DATASET EXCERPTS:
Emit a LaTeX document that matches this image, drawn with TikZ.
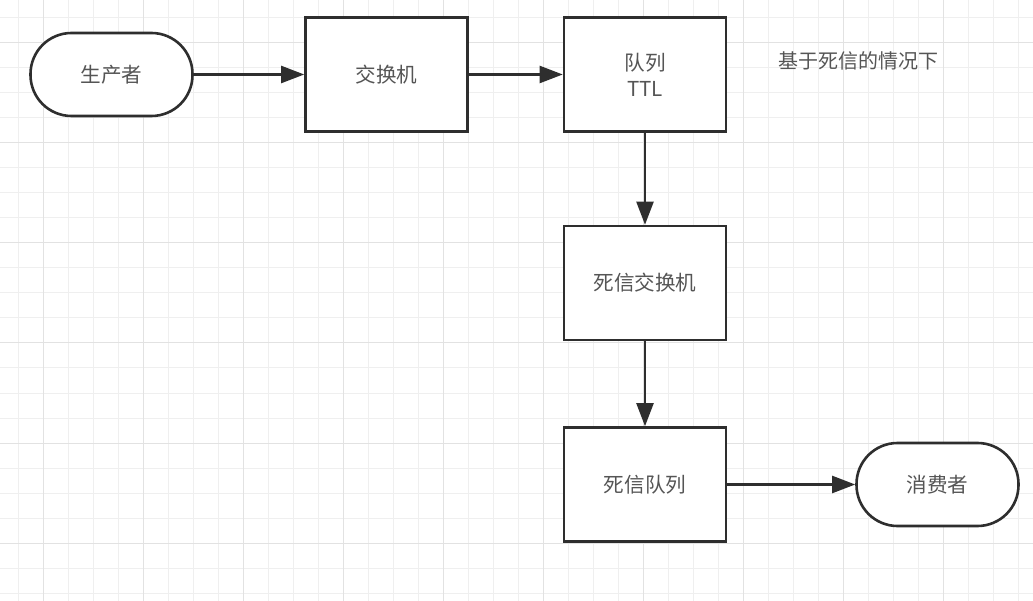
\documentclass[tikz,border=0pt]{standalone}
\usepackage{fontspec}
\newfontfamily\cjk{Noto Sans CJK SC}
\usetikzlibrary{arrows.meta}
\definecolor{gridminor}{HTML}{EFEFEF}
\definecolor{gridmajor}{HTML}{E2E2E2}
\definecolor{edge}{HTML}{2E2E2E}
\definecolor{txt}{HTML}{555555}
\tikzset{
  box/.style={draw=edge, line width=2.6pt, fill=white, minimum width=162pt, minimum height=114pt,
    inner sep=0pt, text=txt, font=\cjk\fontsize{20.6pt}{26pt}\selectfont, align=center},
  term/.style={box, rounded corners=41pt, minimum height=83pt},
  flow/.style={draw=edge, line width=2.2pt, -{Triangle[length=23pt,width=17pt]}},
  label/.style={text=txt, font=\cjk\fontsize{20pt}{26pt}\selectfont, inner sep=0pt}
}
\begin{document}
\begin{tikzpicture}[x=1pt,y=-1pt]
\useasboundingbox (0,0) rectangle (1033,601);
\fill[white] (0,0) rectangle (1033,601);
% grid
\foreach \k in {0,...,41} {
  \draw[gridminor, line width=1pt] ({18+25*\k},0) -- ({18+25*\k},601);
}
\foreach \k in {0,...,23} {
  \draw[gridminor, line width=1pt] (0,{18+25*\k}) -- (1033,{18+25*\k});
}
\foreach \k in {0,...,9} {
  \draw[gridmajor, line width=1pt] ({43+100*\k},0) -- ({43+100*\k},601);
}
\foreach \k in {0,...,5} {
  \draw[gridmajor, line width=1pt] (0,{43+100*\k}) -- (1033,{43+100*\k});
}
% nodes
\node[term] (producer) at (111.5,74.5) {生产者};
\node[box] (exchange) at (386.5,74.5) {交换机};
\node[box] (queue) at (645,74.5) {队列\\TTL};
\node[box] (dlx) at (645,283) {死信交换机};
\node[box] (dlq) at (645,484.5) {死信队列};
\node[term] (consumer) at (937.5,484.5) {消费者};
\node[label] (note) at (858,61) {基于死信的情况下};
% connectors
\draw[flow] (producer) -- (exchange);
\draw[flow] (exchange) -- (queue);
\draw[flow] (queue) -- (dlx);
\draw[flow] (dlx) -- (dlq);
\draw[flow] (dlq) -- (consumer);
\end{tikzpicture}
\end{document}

...

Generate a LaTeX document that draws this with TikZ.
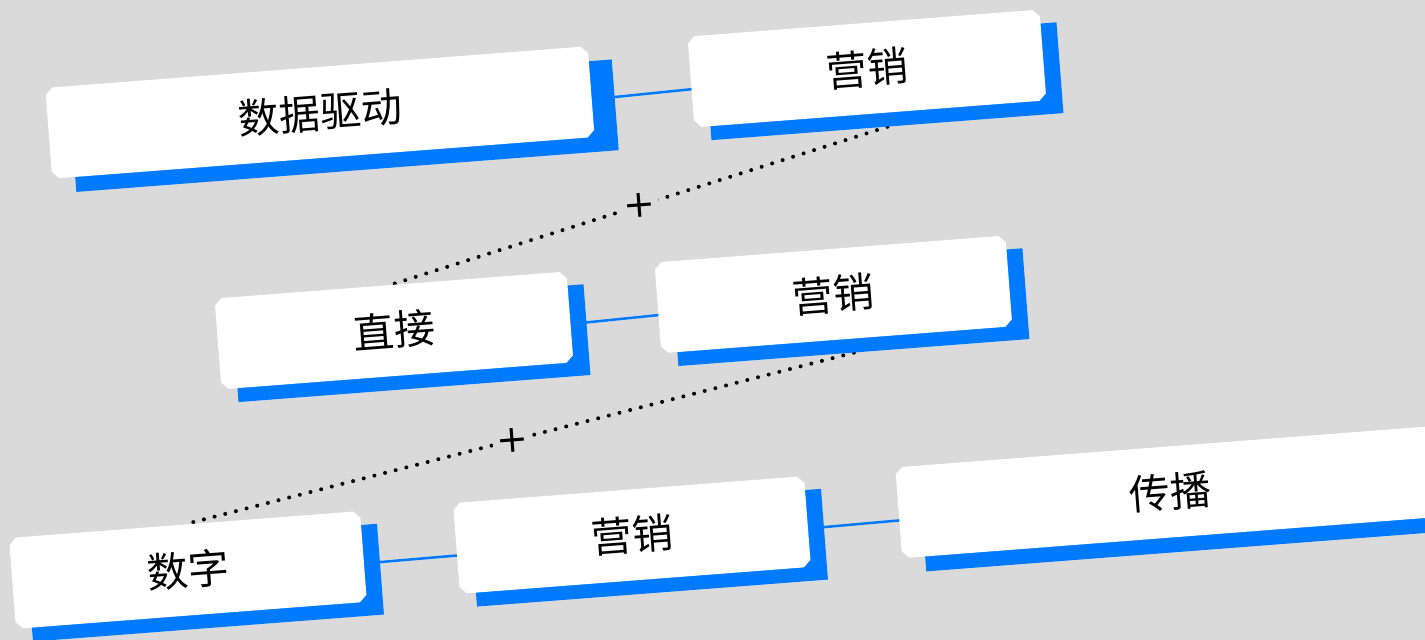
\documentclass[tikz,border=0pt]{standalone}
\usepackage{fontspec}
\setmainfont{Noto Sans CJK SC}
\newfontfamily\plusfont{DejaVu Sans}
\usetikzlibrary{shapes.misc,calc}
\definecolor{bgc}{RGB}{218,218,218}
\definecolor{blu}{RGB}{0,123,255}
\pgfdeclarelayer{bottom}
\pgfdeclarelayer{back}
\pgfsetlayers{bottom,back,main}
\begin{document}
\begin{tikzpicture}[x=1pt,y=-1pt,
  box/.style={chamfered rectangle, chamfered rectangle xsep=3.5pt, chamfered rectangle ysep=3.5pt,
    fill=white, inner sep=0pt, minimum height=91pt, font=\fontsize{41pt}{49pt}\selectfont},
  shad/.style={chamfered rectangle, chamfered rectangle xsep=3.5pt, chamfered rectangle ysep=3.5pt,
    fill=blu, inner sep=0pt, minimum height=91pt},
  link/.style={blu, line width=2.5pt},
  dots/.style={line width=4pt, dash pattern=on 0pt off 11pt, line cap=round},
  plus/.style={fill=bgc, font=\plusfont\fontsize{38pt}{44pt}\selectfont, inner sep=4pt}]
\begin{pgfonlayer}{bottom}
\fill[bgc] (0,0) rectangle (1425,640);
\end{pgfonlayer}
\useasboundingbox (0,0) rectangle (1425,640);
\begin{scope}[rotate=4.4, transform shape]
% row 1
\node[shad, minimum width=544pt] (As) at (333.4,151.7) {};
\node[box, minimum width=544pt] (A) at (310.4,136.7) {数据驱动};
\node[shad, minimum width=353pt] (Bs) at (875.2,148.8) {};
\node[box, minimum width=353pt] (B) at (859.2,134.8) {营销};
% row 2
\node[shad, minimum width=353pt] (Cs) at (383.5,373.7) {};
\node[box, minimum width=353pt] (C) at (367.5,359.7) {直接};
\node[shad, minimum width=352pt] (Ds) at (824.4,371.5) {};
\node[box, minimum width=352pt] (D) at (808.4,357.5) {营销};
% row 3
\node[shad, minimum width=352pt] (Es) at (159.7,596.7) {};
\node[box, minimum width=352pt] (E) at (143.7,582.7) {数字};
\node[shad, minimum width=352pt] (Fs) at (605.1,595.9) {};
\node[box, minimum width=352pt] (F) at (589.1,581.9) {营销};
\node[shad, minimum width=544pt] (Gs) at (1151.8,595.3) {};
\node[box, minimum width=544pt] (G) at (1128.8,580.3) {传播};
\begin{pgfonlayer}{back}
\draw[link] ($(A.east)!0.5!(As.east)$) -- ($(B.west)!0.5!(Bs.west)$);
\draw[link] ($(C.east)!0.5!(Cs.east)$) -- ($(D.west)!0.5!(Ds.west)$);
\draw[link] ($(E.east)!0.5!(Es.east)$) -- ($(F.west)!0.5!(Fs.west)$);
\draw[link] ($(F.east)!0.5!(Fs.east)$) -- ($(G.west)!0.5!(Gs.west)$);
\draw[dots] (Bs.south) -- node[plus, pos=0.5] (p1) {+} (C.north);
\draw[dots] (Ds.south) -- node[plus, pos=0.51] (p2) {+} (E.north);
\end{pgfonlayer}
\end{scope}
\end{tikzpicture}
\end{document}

* * *

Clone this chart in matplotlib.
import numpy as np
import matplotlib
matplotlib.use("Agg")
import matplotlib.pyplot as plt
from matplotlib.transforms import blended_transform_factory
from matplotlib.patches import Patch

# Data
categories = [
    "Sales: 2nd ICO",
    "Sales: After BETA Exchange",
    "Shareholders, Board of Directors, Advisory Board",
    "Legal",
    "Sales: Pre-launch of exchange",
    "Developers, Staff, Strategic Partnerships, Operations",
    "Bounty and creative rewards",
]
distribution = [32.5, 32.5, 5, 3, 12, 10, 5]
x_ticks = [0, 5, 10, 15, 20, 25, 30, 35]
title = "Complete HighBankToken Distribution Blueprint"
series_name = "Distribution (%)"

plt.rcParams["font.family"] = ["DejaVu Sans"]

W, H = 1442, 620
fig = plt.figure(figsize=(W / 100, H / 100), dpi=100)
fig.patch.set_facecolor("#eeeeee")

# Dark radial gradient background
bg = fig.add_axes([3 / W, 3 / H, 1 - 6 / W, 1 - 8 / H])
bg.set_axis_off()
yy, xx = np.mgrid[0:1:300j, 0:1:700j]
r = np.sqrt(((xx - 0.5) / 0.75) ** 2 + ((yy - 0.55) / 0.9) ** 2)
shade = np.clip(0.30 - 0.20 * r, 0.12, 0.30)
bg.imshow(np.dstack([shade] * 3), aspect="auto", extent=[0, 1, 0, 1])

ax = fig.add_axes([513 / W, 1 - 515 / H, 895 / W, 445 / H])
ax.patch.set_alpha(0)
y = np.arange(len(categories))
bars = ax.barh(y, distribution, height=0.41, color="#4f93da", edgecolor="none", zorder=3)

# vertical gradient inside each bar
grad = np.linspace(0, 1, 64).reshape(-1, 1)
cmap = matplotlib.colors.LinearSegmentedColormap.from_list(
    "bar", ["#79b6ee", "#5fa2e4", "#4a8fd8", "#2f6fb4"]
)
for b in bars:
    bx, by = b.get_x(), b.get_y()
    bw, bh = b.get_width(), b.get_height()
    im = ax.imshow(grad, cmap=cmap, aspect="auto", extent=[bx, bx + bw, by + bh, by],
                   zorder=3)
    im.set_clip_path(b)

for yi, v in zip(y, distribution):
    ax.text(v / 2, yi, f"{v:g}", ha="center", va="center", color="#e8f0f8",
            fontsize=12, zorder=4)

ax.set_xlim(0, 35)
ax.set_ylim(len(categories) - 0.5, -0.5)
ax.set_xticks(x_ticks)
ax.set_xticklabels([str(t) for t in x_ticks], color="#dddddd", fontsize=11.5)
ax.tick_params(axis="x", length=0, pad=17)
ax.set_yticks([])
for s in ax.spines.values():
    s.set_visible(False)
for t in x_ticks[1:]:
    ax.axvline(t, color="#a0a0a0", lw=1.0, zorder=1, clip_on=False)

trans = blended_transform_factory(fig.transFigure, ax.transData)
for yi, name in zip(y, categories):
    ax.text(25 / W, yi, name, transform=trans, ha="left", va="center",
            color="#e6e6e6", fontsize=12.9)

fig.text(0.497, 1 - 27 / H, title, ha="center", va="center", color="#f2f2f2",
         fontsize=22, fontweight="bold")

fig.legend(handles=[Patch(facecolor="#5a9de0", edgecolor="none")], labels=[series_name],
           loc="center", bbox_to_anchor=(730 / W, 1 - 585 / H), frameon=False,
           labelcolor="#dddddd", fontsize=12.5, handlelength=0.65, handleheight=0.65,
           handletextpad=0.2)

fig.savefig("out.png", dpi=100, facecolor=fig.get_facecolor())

WHAT IS NEEDED: State how many lines of the listing include "with", and nothing more.

SOLUTION FOR THIS EXERCISE: 2